To be done
Copy each line of the data below exactly, leaving out pictures.

-------- Source material

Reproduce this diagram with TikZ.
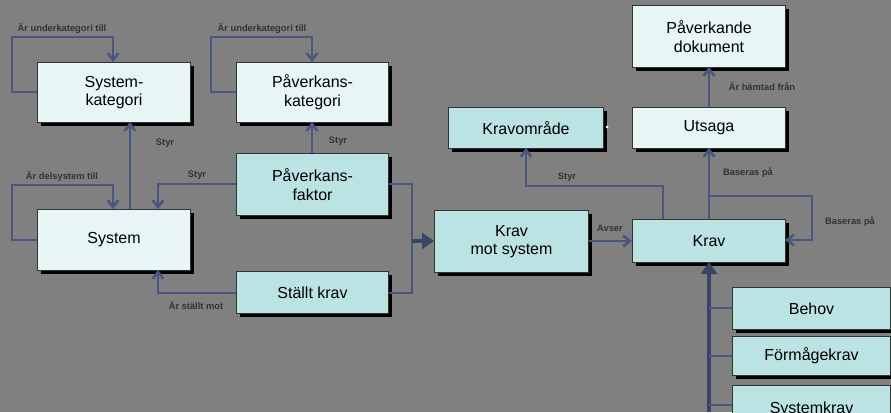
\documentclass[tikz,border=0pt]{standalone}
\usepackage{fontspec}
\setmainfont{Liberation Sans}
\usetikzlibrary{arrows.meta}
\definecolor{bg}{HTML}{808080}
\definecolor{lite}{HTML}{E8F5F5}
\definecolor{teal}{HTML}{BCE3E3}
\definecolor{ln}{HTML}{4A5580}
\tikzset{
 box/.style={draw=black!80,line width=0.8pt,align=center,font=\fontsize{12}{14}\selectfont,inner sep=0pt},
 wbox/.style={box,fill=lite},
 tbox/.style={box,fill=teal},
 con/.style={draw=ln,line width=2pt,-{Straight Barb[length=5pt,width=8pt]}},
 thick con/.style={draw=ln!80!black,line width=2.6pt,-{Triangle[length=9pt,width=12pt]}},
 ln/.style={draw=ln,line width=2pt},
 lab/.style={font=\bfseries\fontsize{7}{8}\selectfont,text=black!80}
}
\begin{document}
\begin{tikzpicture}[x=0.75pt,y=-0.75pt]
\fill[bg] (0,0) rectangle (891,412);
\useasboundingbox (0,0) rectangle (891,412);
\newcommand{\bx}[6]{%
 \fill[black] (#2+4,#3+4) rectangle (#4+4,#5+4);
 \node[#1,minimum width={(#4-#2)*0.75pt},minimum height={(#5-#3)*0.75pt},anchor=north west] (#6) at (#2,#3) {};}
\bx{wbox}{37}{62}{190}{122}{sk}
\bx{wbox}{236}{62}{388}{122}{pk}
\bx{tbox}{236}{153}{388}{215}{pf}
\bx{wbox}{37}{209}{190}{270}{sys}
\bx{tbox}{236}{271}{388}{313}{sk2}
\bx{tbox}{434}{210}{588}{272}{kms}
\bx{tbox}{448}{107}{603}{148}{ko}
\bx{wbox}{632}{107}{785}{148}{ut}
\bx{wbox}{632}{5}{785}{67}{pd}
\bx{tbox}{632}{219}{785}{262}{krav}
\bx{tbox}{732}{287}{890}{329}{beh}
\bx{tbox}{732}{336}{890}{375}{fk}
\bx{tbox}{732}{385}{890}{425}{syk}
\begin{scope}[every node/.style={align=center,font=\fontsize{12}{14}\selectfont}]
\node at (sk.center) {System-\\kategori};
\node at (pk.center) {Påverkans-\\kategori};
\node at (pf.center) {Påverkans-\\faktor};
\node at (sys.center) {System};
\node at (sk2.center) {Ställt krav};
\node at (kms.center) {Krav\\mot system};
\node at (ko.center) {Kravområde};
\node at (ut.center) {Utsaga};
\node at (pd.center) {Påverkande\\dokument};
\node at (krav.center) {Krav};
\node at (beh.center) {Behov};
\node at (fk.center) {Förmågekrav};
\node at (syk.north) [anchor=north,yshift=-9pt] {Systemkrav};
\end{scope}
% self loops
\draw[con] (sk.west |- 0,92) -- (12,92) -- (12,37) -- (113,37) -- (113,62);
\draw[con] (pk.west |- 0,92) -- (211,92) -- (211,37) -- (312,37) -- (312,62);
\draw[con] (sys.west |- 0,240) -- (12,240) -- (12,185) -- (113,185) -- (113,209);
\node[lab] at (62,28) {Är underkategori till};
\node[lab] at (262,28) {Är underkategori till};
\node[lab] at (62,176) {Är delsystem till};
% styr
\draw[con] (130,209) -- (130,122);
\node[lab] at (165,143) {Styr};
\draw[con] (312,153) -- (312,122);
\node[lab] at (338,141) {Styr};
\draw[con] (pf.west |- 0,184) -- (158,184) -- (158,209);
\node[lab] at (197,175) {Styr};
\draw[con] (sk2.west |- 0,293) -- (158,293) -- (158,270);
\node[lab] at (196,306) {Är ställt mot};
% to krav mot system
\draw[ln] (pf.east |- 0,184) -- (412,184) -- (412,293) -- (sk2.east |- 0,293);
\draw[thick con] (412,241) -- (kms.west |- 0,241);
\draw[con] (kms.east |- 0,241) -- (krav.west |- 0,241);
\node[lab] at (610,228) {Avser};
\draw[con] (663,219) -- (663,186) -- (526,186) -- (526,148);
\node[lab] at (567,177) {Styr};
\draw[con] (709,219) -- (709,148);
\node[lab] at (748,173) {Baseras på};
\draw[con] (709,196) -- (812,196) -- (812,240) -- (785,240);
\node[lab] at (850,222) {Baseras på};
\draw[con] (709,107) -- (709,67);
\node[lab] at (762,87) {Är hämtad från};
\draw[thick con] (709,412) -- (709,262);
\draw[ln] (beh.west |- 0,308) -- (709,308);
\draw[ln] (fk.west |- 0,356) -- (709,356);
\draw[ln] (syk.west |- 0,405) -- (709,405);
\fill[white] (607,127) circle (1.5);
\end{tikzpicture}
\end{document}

----------------

Expected answer
Reproduce this diagram with TikZ.
\documentclass[tikz,border=0pt]{standalone}
\usepackage{fontspec}
\setmainfont{Liberation Sans}
\usetikzlibrary{arrows.meta}
\definecolor{bg}{HTML}{808080}
\definecolor{lite}{HTML}{E8F5F5}
\definecolor{teal}{HTML}{BCE3E3}
\definecolor{ln}{HTML}{4A5580}
\tikzset{
 box/.style={draw=black!80,line width=0.8pt,align=center,font=\fontsize{12}{14}\selectfont,inner sep=0pt},
 wbox/.style={box,fill=lite},
 tbox/.style={box,fill=teal},
 con/.style={draw=ln,line width=2pt,-{Straight Barb[length=5pt,width=8pt]}},
 thick con/.style={draw=ln!80!black,line width=2.6pt,-{Triangle[length=9pt,width=12pt]}},
 ln/.style={draw=ln,line width=2pt},
 lab/.style={font=\bfseries\fontsize{7}{8}\selectfont,text=black!80}
}
\begin{document}
\begin{tikzpicture}[x=0.75pt,y=-0.75pt]
\fill[bg] (0,0) rectangle (891,412);
\useasboundingbox (0,0) rectangle (891,412);
\newcommand{\bx}[6]{%
 \fill[black] (#2+4,#3+4) rectangle (#4+4,#5+4);
 \node[#1,minimum width={(#4-#2)*0.75pt},minimum height={(#5-#3)*0.75pt},anchor=north west] (#6) at (#2,#3) {};}
\bx{wbox}{37}{62}{190}{122}{sk}
\bx{wbox}{236}{62}{388}{122}{pk}
\bx{tbox}{236}{153}{388}{215}{pf}
\bx{wbox}{37}{209}{190}{270}{sys}
\bx{tbox}{236}{271}{388}{313}{sk2}
\bx{tbox}{434}{210}{588}{272}{kms}
\bx{tbox}{448}{107}{603}{148}{ko}
\bx{wbox}{632}{107}{785}{148}{ut}
\bx{wbox}{632}{5}{785}{67}{pd}
\bx{tbox}{632}{219}{785}{262}{krav}
\bx{tbox}{732}{287}{890}{329}{beh}
\bx{tbox}{732}{336}{890}{375}{fk}
\bx{tbox}{732}{385}{890}{425}{syk}
\begin{scope}[every node/.style={align=center,font=\fontsize{12}{14}\selectfont}]
\node at (sk.center) {System-\\kategori};
\node at (pk.center) {Påverkans-\\kategori};
\node at (pf.center) {Påverkans-\\faktor};
\node at (sys.center) {System};
\node at (sk2.center) {Ställt krav};
\node at (kms.center) {Krav\\mot system};
\node at (ko.center) {Kravområde};
\node at (ut.center) {Utsaga};
\node at (pd.center) {Påverkande\\dokument};
\node at (krav.center) {Krav};
\node at (beh.center) {Behov};
\node at (fk.center) {Förmågekrav};
\node at (syk.north) [anchor=north,yshift=-9pt] {Systemkrav};
\end{scope}
% self loops
\draw[con] (sk.west |- 0,92) -- (12,92) -- (12,37) -- (113,37) -- (113,62);
\draw[con] (pk.west |- 0,92) -- (211,92) -- (211,37) -- (312,37) -- (312,62);
\draw[con] (sys.west |- 0,240) -- (12,240) -- (12,185) -- (113,185) -- (113,209);
\node[lab] at (62,28) {Är underkategori till};
\node[lab] at (262,28) {Är underkategori till};
\node[lab] at (62,176) {Är delsystem till};
% styr
\draw[con] (130,209) -- (130,122);
\node[lab] at (165,143) {Styr};
\draw[con] (312,153) -- (312,122);
\node[lab] at (338,141) {Styr};
\draw[con] (pf.west |- 0,184) -- (158,184) -- (158,209);
\node[lab] at (197,175) {Styr};
\draw[con] (sk2.west |- 0,293) -- (158,293) -- (158,270);
\node[lab] at (196,306) {Är ställt mot};
% to krav mot system
\draw[ln] (pf.east |- 0,184) -- (412,184) -- (412,293) -- (sk2.east |- 0,293);
\draw[thick con] (412,241) -- (kms.west |- 0,241);
\draw[con] (kms.east |- 0,241) -- (krav.west |- 0,241);
\node[lab] at (610,228) {Avser};
\draw[con] (663,219) -- (663,186) -- (526,186) -- (526,148);
\node[lab] at (567,177) {Styr};
\draw[con] (709,219) -- (709,148);
\node[lab] at (748,173) {Baseras på};
\draw[con] (709,196) -- (812,196) -- (812,240) -- (785,240);
\node[lab] at (850,222) {Baseras på};
\draw[con] (709,107) -- (709,67);
\node[lab] at (762,87) {Är hämtad från};
\draw[thick con] (709,412) -- (709,262);
\draw[ln] (beh.west |- 0,308) -- (709,308);
\draw[ln] (fk.west |- 0,356) -- (709,356);
\draw[ln] (syk.west |- 0,405) -- (709,405);
\fill[white] (607,127) circle (1.5);
\end{tikzpicture}
\end{document}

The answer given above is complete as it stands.